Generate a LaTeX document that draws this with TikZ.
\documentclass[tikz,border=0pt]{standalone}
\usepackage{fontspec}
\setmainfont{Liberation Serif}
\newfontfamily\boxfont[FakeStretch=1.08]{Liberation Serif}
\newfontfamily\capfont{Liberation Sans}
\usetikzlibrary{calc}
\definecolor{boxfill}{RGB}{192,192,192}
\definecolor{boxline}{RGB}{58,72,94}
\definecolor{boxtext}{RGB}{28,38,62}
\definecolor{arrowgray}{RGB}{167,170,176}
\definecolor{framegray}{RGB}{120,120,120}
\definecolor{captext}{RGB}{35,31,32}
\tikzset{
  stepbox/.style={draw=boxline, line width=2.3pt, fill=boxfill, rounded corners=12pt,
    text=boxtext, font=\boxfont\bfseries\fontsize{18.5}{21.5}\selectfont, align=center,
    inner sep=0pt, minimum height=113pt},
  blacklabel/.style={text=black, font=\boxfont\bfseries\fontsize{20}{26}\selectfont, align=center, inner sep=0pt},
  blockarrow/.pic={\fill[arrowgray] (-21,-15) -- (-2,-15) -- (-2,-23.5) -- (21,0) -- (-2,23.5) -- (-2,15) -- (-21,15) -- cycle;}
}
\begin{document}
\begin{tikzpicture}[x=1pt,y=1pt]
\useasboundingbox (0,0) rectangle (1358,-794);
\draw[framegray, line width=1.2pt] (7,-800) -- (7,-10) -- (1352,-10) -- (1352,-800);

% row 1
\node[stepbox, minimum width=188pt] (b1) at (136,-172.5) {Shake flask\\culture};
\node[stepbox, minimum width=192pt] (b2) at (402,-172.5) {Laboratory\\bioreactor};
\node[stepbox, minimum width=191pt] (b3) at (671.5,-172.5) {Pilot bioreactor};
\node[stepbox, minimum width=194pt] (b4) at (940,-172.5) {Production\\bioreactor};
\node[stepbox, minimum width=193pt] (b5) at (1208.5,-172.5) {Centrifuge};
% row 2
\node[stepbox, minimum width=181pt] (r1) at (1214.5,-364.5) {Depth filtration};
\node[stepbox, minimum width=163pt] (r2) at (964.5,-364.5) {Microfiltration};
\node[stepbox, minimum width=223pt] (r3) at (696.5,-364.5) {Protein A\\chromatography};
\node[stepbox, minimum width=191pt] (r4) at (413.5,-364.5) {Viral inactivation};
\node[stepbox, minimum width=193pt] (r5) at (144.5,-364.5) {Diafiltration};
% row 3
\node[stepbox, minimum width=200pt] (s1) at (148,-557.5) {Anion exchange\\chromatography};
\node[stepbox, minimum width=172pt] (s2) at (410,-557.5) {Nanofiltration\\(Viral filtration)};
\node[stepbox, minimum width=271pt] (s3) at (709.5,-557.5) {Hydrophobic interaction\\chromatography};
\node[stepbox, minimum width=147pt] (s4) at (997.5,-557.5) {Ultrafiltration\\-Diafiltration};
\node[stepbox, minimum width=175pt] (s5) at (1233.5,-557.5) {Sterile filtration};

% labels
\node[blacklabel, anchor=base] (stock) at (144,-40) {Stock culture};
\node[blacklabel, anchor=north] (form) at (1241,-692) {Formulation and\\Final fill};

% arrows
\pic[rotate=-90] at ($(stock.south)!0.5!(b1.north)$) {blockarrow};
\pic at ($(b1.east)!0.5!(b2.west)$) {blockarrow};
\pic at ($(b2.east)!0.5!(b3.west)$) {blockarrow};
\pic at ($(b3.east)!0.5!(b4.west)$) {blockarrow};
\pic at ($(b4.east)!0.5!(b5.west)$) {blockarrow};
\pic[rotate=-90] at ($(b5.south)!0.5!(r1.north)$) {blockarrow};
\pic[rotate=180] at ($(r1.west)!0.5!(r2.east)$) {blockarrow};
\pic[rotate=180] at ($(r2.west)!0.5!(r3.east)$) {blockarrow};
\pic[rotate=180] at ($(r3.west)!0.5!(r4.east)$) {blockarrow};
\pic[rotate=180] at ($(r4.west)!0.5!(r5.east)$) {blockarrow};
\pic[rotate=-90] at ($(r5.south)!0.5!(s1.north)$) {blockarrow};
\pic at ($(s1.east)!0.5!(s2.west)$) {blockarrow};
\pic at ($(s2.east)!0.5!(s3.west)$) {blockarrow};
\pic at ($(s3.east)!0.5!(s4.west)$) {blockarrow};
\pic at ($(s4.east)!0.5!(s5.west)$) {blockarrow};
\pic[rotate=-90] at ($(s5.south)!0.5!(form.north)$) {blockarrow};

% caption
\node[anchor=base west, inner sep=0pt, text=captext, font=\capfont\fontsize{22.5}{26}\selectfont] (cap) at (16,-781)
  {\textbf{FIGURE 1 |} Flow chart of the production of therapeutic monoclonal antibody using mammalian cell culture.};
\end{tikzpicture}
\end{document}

→ Problem requirements: Extract the full listing above without altering anything.

→ Complete answer:
Generate a LaTeX document that draws this with TikZ.
\documentclass[tikz,border=0pt]{standalone}
\usepackage{fontspec}
\setmainfont{Liberation Serif}
\newfontfamily\boxfont[FakeStretch=1.08]{Liberation Serif}
\newfontfamily\capfont{Liberation Sans}
\usetikzlibrary{calc}
\definecolor{boxfill}{RGB}{192,192,192}
\definecolor{boxline}{RGB}{58,72,94}
\definecolor{boxtext}{RGB}{28,38,62}
\definecolor{arrowgray}{RGB}{167,170,176}
\definecolor{framegray}{RGB}{120,120,120}
\definecolor{captext}{RGB}{35,31,32}
\tikzset{
  stepbox/.style={draw=boxline, line width=2.3pt, fill=boxfill, rounded corners=12pt,
    text=boxtext, font=\boxfont\bfseries\fontsize{18.5}{21.5}\selectfont, align=center,
    inner sep=0pt, minimum height=113pt},
  blacklabel/.style={text=black, font=\boxfont\bfseries\fontsize{20}{26}\selectfont, align=center, inner sep=0pt},
  blockarrow/.pic={\fill[arrowgray] (-21,-15) -- (-2,-15) -- (-2,-23.5) -- (21,0) -- (-2,23.5) -- (-2,15) -- (-21,15) -- cycle;}
}
\begin{document}
\begin{tikzpicture}[x=1pt,y=1pt]
\useasboundingbox (0,0) rectangle (1358,-794);
\draw[framegray, line width=1.2pt] (7,-800) -- (7,-10) -- (1352,-10) -- (1352,-800);

% row 1
\node[stepbox, minimum width=188pt] (b1) at (136,-172.5) {Shake flask\\culture};
\node[stepbox, minimum width=192pt] (b2) at (402,-172.5) {Laboratory\\bioreactor};
\node[stepbox, minimum width=191pt] (b3) at (671.5,-172.5) {Pilot bioreactor};
\node[stepbox, minimum width=194pt] (b4) at (940,-172.5) {Production\\bioreactor};
\node[stepbox, minimum width=193pt] (b5) at (1208.5,-172.5) {Centrifuge};
% row 2
\node[stepbox, minimum width=181pt] (r1) at (1214.5,-364.5) {Depth filtration};
\node[stepbox, minimum width=163pt] (r2) at (964.5,-364.5) {Microfiltration};
\node[stepbox, minimum width=223pt] (r3) at (696.5,-364.5) {Protein A\\chromatography};
\node[stepbox, minimum width=191pt] (r4) at (413.5,-364.5) {Viral inactivation};
\node[stepbox, minimum width=193pt] (r5) at (144.5,-364.5) {Diafiltration};
% row 3
\node[stepbox, minimum width=200pt] (s1) at (148,-557.5) {Anion exchange\\chromatography};
\node[stepbox, minimum width=172pt] (s2) at (410,-557.5) {Nanofiltration\\(Viral filtration)};
\node[stepbox, minimum width=271pt] (s3) at (709.5,-557.5) {Hydrophobic interaction\\chromatography};
\node[stepbox, minimum width=147pt] (s4) at (997.5,-557.5) {Ultrafiltration\\-Diafiltration};
\node[stepbox, minimum width=175pt] (s5) at (1233.5,-557.5) {Sterile filtration};

% labels
\node[blacklabel, anchor=base] (stock) at (144,-40) {Stock culture};
\node[blacklabel, anchor=north] (form) at (1241,-692) {Formulation and\\Final fill};

% arrows
\pic[rotate=-90] at ($(stock.south)!0.5!(b1.north)$) {blockarrow};
\pic at ($(b1.east)!0.5!(b2.west)$) {blockarrow};
\pic at ($(b2.east)!0.5!(b3.west)$) {blockarrow};
\pic at ($(b3.east)!0.5!(b4.west)$) {blockarrow};
\pic at ($(b4.east)!0.5!(b5.west)$) {blockarrow};
\pic[rotate=-90] at ($(b5.south)!0.5!(r1.north)$) {blockarrow};
\pic[rotate=180] at ($(r1.west)!0.5!(r2.east)$) {blockarrow};
\pic[rotate=180] at ($(r2.west)!0.5!(r3.east)$) {blockarrow};
\pic[rotate=180] at ($(r3.west)!0.5!(r4.east)$) {blockarrow};
\pic[rotate=180] at ($(r4.west)!0.5!(r5.east)$) {blockarrow};
\pic[rotate=-90] at ($(r5.south)!0.5!(s1.north)$) {blockarrow};
\pic at ($(s1.east)!0.5!(s2.west)$) {blockarrow};
\pic at ($(s2.east)!0.5!(s3.west)$) {blockarrow};
\pic at ($(s3.east)!0.5!(s4.west)$) {blockarrow};
\pic at ($(s4.east)!0.5!(s5.west)$) {blockarrow};
\pic[rotate=-90] at ($(s5.south)!0.5!(form.north)$) {blockarrow};

% caption
\node[anchor=base west, inner sep=0pt, text=captext, font=\capfont\fontsize{22.5}{26}\selectfont] (cap) at (16,-781)
  {\textbf{FIGURE 1 |} Flow chart of the production of therapeutic monoclonal antibody using mammalian cell culture.};
\end{tikzpicture}
\end{document}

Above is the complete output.